**WORK TO COMPLETE**
Reproduce the entries exactly.
____________________
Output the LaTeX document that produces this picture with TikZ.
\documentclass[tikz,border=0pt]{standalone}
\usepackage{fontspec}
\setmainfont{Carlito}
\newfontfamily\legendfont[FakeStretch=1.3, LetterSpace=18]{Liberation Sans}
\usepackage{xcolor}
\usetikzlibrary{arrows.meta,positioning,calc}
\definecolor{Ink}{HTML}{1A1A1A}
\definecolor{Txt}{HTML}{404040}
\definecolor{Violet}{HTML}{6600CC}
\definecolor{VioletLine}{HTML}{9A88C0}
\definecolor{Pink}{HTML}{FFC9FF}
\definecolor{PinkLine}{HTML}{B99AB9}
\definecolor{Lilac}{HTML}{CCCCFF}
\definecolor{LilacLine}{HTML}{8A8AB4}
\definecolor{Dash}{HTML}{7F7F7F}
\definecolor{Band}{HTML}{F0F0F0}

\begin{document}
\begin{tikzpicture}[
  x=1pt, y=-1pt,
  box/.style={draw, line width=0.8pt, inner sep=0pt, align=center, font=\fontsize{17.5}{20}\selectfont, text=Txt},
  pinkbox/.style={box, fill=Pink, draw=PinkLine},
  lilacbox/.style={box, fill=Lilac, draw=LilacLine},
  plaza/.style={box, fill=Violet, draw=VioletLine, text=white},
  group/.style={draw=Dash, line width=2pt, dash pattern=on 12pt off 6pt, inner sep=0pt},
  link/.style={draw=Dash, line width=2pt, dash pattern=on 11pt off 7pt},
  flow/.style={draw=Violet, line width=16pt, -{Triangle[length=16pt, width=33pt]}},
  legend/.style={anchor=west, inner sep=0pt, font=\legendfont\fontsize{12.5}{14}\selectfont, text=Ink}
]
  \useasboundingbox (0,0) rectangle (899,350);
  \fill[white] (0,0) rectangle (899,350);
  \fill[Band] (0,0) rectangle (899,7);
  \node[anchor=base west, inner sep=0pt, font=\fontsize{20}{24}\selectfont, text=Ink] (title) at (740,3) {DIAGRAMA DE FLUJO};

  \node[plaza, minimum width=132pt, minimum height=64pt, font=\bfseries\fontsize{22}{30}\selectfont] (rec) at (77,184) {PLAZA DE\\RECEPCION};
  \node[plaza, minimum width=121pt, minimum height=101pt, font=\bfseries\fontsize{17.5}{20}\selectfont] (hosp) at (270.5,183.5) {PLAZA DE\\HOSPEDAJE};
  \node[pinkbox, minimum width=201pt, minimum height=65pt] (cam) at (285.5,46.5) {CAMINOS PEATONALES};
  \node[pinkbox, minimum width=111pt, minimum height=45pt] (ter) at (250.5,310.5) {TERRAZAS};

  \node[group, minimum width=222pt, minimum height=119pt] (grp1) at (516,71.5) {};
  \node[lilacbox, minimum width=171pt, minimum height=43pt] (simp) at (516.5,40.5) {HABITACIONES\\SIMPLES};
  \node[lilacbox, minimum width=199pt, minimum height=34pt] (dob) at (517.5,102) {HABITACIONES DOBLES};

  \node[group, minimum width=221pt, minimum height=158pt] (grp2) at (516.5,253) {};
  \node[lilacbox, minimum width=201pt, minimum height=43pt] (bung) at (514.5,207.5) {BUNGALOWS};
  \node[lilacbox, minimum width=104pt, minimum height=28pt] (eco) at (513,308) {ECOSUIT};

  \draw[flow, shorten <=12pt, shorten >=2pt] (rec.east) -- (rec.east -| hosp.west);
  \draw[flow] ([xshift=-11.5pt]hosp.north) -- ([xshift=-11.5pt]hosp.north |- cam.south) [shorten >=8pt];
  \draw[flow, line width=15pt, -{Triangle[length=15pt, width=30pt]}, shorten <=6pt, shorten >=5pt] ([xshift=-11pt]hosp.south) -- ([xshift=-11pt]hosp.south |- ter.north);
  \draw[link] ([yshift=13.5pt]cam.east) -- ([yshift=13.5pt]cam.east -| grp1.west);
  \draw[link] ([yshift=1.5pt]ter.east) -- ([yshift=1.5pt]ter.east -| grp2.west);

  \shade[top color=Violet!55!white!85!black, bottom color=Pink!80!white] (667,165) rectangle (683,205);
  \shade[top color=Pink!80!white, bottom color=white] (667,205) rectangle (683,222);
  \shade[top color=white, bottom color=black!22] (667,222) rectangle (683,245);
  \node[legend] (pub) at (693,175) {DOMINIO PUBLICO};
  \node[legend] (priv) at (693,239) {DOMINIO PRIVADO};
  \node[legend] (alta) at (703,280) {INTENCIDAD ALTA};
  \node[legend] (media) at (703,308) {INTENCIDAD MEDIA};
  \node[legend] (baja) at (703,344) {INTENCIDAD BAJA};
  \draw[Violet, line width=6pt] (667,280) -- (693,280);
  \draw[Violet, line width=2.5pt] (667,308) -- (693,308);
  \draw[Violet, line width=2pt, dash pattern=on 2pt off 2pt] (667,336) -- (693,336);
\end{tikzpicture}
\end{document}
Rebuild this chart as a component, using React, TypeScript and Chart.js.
____________________
**EXERCISE ANSWER**
Output the LaTeX document that produces this picture with TikZ.
\documentclass[tikz,border=0pt]{standalone}
\usepackage{fontspec}
\setmainfont{Carlito}
\newfontfamily\legendfont[FakeStretch=1.3, LetterSpace=18]{Liberation Sans}
\usepackage{xcolor}
\usetikzlibrary{arrows.meta,positioning,calc}
\definecolor{Ink}{HTML}{1A1A1A}
\definecolor{Txt}{HTML}{404040}
\definecolor{Violet}{HTML}{6600CC}
\definecolor{VioletLine}{HTML}{9A88C0}
\definecolor{Pink}{HTML}{FFC9FF}
\definecolor{PinkLine}{HTML}{B99AB9}
\definecolor{Lilac}{HTML}{CCCCFF}
\definecolor{LilacLine}{HTML}{8A8AB4}
\definecolor{Dash}{HTML}{7F7F7F}
\definecolor{Band}{HTML}{F0F0F0}

\begin{document}
\begin{tikzpicture}[
  x=1pt, y=-1pt,
  box/.style={draw, line width=0.8pt, inner sep=0pt, align=center, font=\fontsize{17.5}{20}\selectfont, text=Txt},
  pinkbox/.style={box, fill=Pink, draw=PinkLine},
  lilacbox/.style={box, fill=Lilac, draw=LilacLine},
  plaza/.style={box, fill=Violet, draw=VioletLine, text=white},
  group/.style={draw=Dash, line width=2pt, dash pattern=on 12pt off 6pt, inner sep=0pt},
  link/.style={draw=Dash, line width=2pt, dash pattern=on 11pt off 7pt},
  flow/.style={draw=Violet, line width=16pt, -{Triangle[length=16pt, width=33pt]}},
  legend/.style={anchor=west, inner sep=0pt, font=\legendfont\fontsize{12.5}{14}\selectfont, text=Ink}
]
  \useasboundingbox (0,0) rectangle (899,350);
  \fill[white] (0,0) rectangle (899,350);
  \fill[Band] (0,0) rectangle (899,7);
  \node[anchor=base west, inner sep=0pt, font=\fontsize{20}{24}\selectfont, text=Ink] (title) at (740,3) {DIAGRAMA DE FLUJO};

  \node[plaza, minimum width=132pt, minimum height=64pt, font=\bfseries\fontsize{22}{30}\selectfont] (rec) at (77,184) {PLAZA DE\\RECEPCION};
  \node[plaza, minimum width=121pt, minimum height=101pt, font=\bfseries\fontsize{17.5}{20}\selectfont] (hosp) at (270.5,183.5) {PLAZA DE\\HOSPEDAJE};
  \node[pinkbox, minimum width=201pt, minimum height=65pt] (cam) at (285.5,46.5) {CAMINOS PEATONALES};
  \node[pinkbox, minimum width=111pt, minimum height=45pt] (ter) at (250.5,310.5) {TERRAZAS};

  \node[group, minimum width=222pt, minimum height=119pt] (grp1) at (516,71.5) {};
  \node[lilacbox, minimum width=171pt, minimum height=43pt] (simp) at (516.5,40.5) {HABITACIONES\\SIMPLES};
  \node[lilacbox, minimum width=199pt, minimum height=34pt] (dob) at (517.5,102) {HABITACIONES DOBLES};

  \node[group, minimum width=221pt, minimum height=158pt] (grp2) at (516.5,253) {};
  \node[lilacbox, minimum width=201pt, minimum height=43pt] (bung) at (514.5,207.5) {BUNGALOWS};
  \node[lilacbox, minimum width=104pt, minimum height=28pt] (eco) at (513,308) {ECOSUIT};

  \draw[flow, shorten <=12pt, shorten >=2pt] (rec.east) -- (rec.east -| hosp.west);
  \draw[flow] ([xshift=-11.5pt]hosp.north) -- ([xshift=-11.5pt]hosp.north |- cam.south) [shorten >=8pt];
  \draw[flow, line width=15pt, -{Triangle[length=15pt, width=30pt]}, shorten <=6pt, shorten >=5pt] ([xshift=-11pt]hosp.south) -- ([xshift=-11pt]hosp.south |- ter.north);
  \draw[link] ([yshift=13.5pt]cam.east) -- ([yshift=13.5pt]cam.east -| grp1.west);
  \draw[link] ([yshift=1.5pt]ter.east) -- ([yshift=1.5pt]ter.east -| grp2.west);

  \shade[top color=Violet!55!white!85!black, bottom color=Pink!80!white] (667,165) rectangle (683,205);
  \shade[top color=Pink!80!white, bottom color=white] (667,205) rectangle (683,222);
  \shade[top color=white, bottom color=black!22] (667,222) rectangle (683,245);
  \node[legend] (pub) at (693,175) {DOMINIO PUBLICO};
  \node[legend] (priv) at (693,239) {DOMINIO PRIVADO};
  \node[legend] (alta) at (703,280) {INTENCIDAD ALTA};
  \node[legend] (media) at (703,308) {INTENCIDAD MEDIA};
  \node[legend] (baja) at (703,344) {INTENCIDAD BAJA};
  \draw[Violet, line width=6pt] (667,280) -- (693,280);
  \draw[Violet, line width=2.5pt] (667,308) -- (693,308);
  \draw[Violet, line width=2pt, dash pattern=on 2pt off 2pt] (667,336) -- (693,336);
\end{tikzpicture}
\end{document}
Rebuild this chart as a component, using React, TypeScript and Chart.js.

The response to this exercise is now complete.